A recurring problem in business are employees who figure out how to dishonestly get money out of the business. There are many ways in which this is accomplished, and they may include:

  • A dishonest bookkeeper may generate dummy invoices from individuals or companies that have never actually rendered services or sold goods to the company. The invoices are then “paid” with checks that are taken by the bookkeeper and turned over to an accomplice from the company that never rendered goods or services.
  • A person in control of the accounts receivable may steal checks coming into the business, deposit them into an account that has been set up in the same or nearly identical name as the business, and destroy all records of the account receivable so it will never show up that it was paid with a check the company never deposited in its own account.

When these or any other schemes are ultimately uncovered, the question is almost always asked: “Shouldn’t my accountant have caught this? Why didn’t my accountant set up systems to prevent this sort of thing from happening?”

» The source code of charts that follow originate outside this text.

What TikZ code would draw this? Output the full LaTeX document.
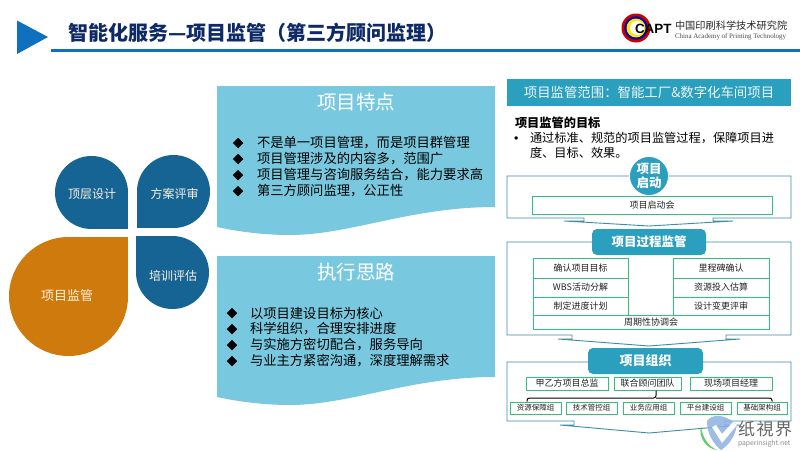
\documentclass[tikz,border=0pt]{standalone}
\usepackage{fontspec}
\setmainfont{Noto Sans CJK SC}
\newfontfamily\latinserif{Liberation Serif}
\newfontfamily\latinsans{Liberation Sans}
\usetikzlibrary{shapes.geometric}
\definecolor{navy}{HTML}{0E2A66}
\definecolor{ruleblue}{HTML}{1070C0}
\definecolor{petal}{HTML}{156494}
\definecolor{petalorange}{HTML}{CF7A0C}
\definecolor{panel}{HTML}{78C9DF}
\definecolor{teal}{HTML}{2A9FBE}
\definecolor{tealline}{HTML}{3F8CA8}
\definecolor{greenline}{HTML}{2EC27A}
\definecolor{txt}{HTML}{222222}
\tikzset{
  every node/.style={inner sep=0pt,outer sep=0pt},
  petaltext/.style={text=white!88!orange,font=\fontsize{12}{14}\selectfont},
  paneltitle/.style={text=white,font=\fontsize{19.5}{22}\selectfont},
  paneltext/.style={anchor=west,text=black,font=\fontsize{13.3}{15}\selectfont},
  panelmark/.style={diamond,fill=black,minimum width=10.5pt,minimum height=10.5pt},
  callout/.style={draw=tealline,line width=0.9pt,fill=white,line join=miter},
  hdr/.style={rounded corners=5pt,fill=teal,text=white,font=\bfseries\fontsize{12.5}{14}\selectfont},
  gbox/.style={draw=greenline,line width=0.9pt,fill=white,text=txt,font=\fontsize{9}{10}\selectfont},
  sbox/.style={draw=greenline,line width=0.9pt,fill=white,text=txt,font=\fontsize{7.5}{9}\selectfont},
  goaltext/.style={anchor=west,text=black,font=\fontsize{12.2}{14}\selectfont},
}
\newcommand{\gb}[7][gbox]{\node[#1,minimum width=#5pt-#4pt,minimum height=#7pt-#6pt,anchor=north west] (#2) at (#4,#6) {#3};}
\begin{document}
\begin{tikzpicture}[x=1pt,y=-1pt]
\useasboundingbox (0,0) rectangle (800,450);
\fill[white] (0,0) rectangle (800,450);
% header
\fill[ruleblue] (17,20.5) -- (48,37) -- (17,54) -- cycle;
\fill[ruleblue] (51,48.5) rectangle (800,51.5);
\node[anchor=west,text=navy,font=\bfseries\fontsize{20}{24}\selectfont] (title) at (68,33) {智能化服务—项目监管（第三方顾问监理）};
% logo
\fill[red!80!black] (636,28) circle (14.5);
\fill[blue!70!black] (636,28) circle (11.8);
\fill[yellow!90!orange] (636,28) circle (9.5);
\fill[white] (637,28) circle (7);
\node[anchor=west,text=black,font=\latinsans\bfseries\fontsize{13.4}{16}\selectfont] (capt) at (635,28.5) {CAPT};
\node[anchor=west,text=black!85,font=\fontsize{10.2}{10.2}\selectfont] (cn) at (675,25.5) {中国印刷科学技术研究院};
\node[anchor=west,text=black!70,font=\latinserif\fontsize{6.95}{8}\selectfont] (en) at (675,37) {China Academy of Printing Technology};
% petals
\fill[petal] (91.5,192.5) circle (36.5);
\fill[petal] (91.5,192.5) rectangle (128,229);
\fill[petal] (173.5,191.5) circle (36.5);
\fill[petal] (137,191.5) rectangle (173.5,228);
\fill[petal] (172.5,272.5) circle (36.5);
\fill[petal] (136,236) rectangle (172.5,272.5);
\fill[petalorange] (68.5,296.5) circle (59.5);
\fill[petalorange] (68.5,237) rectangle (128,296.5);
\node[petaltext] (p1) at (92,194.5) {顶层设计};
\node[petaltext] (p2) at (174.5,194) {方案评审};
\node[petaltext] (p3) at (173,276) {培训评估};
\node[petaltext,font=\fontsize{13}{15}\selectfont] (p4) at (67,295.5) {项目监管};
% panels
\foreach \d/\n in {0/a,170/b}{
  \fill[panel] (217,86+\d) -- (495,86+\d) -- (495,207+\d) .. controls (410,207+\d) and (350,235+\d) .. (290,235+\d) .. controls (265,235+\d) and (240,232+\d) .. (217,227+\d) -- cycle;
}
\node[paneltitle] (t1) at (356,102.5) {项目特点};
\node[paneltitle] (t2) at (356,272) {执行思路};
\foreach \y/\s [count=\i] in {143/不是单一项目管理，而是项目群管理,159/项目管理涉及的内容多，范围广,175/项目管理与咨询服务结合，能力要求高,191/第三方顾问监理，公正性}{
  \node[panelmark] (ma\i) at (238,\y) {};
  \node[paneltext] (ta\i) at (257,\y) {\s};
}
\foreach \y/\s [count=\i] in {313/以项目建设目标为核心,329/科学组织，合理安排进度,345/与实施方密切配合，服务导向,361/与业主方紧密沟通，深度理解需求}{
  \node[panelmark] (mb\i) at (232,\y) {};
  \node[paneltext] (tb\i) at (250,\y) {\s};
}
% right header
\node[fill=teal,text=white!92!teal,minimum width=284pt,minimum height=27pt,font=\fontsize{13.4}{15}\selectfont] (scope) at (649,92.5) {项目监管范围：智能工厂\&数字化车间项目};
\node[goaltext,font=\bfseries\fontsize{12.2}{14}\selectfont] (goal) at (515,123) {项目监管的目标};
\node[goaltext,font=\latinsans\fontsize{12.2}{14}\selectfont] (dot) at (514,140) {•};
\node[goaltext] (g1) at (530,138) {通过标准、规范的项目监管过程，保障项目进};
\node[goaltext] (g2) at (530,153) {度、目标、效果。};
% callout frames
\draw[callout] (507,176) -- (791,176) -- (791,218) -- (713,218) -- (713,221) -- (733,221) -- (649,226) -- (564,221) -- (584,221) -- (584,218) -- (507,218) -- cycle;
\draw[callout] (507,242) -- (791,242) -- (791,335) -- (726,335) -- (726,339) -- (740,339) -- (649,346) -- (558,339) -- (572,339) -- (572,335) -- (507,335) -- cycle;
\draw[callout] (507,362) -- (791,362) -- (791,421) -- (725,421) -- (725,425) -- (740,425) -- (649,433) -- (560,425) -- (574,425) -- (574,421) -- (507,421) -- cycle;
% stage 1
\node[circle,fill=teal,draw=white,line width=0.8pt,minimum size=39pt,text=white,align=center,font=\bfseries\fontsize{12.5}{13.5}\selectfont] (start) at (649,176) {项目\\启动};
\gb{kick}{项目启动会}{532}{772}{196}{214}
% stage 2
\node[hdr,minimum width=114pt,minimum height=26pt] (proc) at (649,242) {项目过程监管};
\gb{l1}{确认项目目标}{533}{628}{258}{278}
\gb{l2}{WBS活动分解}{533}{628}{278}{297}
\gb{l3}{制定进度计划}{533}{628}{297}{315}
\gb{r1}{里程碑确认}{673}{769}{258}{278}
\gb{r2}{资源投入估算}{673}{769}{278}{297}
\gb{r3}{设计变更评审}{673}{769}{297}{315}
\gb{cyc}{周期性协调会}{533}{769}{315}{329}
% stage 3
\node[hdr,minimum width=115pt,minimum height=26pt,font=\bfseries\fontsize{13}{15}\selectfont] (org) at (645.5,361) {项目组织};
\gb{o1}{甲乙方项目总监}{526}{608}{377}{390}
\gb{o2}{联合顾问团队}{614}{681}{377}{390}
\gb{o3}{现场项目经理}{690}{772}{377}{390}
\gb[sbox]{s1}{资源保障组}{510}{561}{402}{414}
\gb[sbox]{s2}{技术管控组}{566}{617}{402}{414}
\gb[sbox]{s3}{业务应用组}{623}{674}{402}{414}
\gb[sbox]{s4}{平台建设组}{680}{731}{402}{414}
\gb[sbox]{s5}{基础架构组}{737}{787}{402}{414}
\coordinate (bl) at (527,401.5);
\coordinate (br) at (772,401.5);
\draw[black,line width=1pt,rounded corners=2.5pt] (bl) -- (527,398) -- (656,398) -- (656,390.5);
\draw[black,line width=1pt,rounded corners=2.5pt] (br) -- (772,398) -- (656,398);
% watermark
\fill[cyan!55!blue!45!white,opacity=.85] (707,421) .. controls (712,414) and (724,413) .. (737,425) .. controls (735,437) and (728,446) .. (721,450) .. controls (713,444) and (707,433) .. (707,421) -- cycle;
\fill[white] (712,427) -- (716,425) -- (722,434) -- (733,422) -- (737,425) -- (722,443) -- cycle;
\fill[green!50!gray,opacity=.8] (701,426) .. controls (702,437) and (708,446) .. (717,450) .. controls (707,449) and (698,438) .. (701,426) -- cycle;
\node[anchor=west,text=black!60,font=\fontsize{17}{17}\selectfont] (wm) at (738,429.5) {纸\kern1.5pt 視\kern1.5pt 界};
\node[anchor=west,text=black!45,font=\fontsize{6.8}{7}\selectfont] (wu) at (738,444) {paperinsight.net};
\end{tikzpicture}
\end{document}
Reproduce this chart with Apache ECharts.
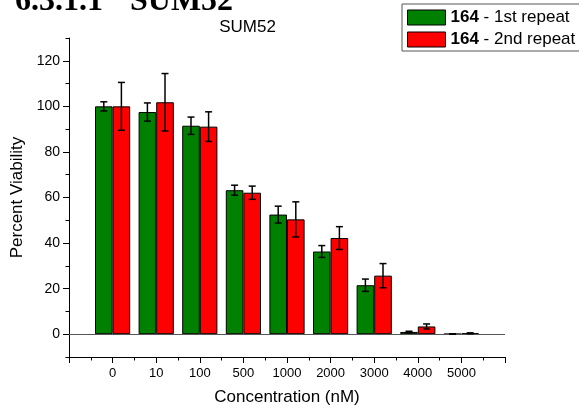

The answer often lies in the engagement letter. An accountant who performs regular audits is surely required to be advising the client on what are known as “internal controls.” For example, all accountants know that the person with authority to sign checks should never be the one reconciling the bank statements, because it is too easy to bury a phony transaction when the bank statement comes in.

In one case handled by this law firm, the bookkeeper was getting the bank statement and only showing it to the owner after the balance amounts have been altered to show that all the money that was supposed to be there was in fact in place. Only when the account was empty and checks began to bounce did the owner retrieve original bank statements from the bank and find out that money had been disappearing for many months. If the owner had had a simple rule that only he could open bank statements (or had them delivered to his home rather than the business) the scheme would never have worked. But if the account is only hired to do a compilation and is not contracted to provide advice to the business on internal controls, a claim against the accountant will probably fail.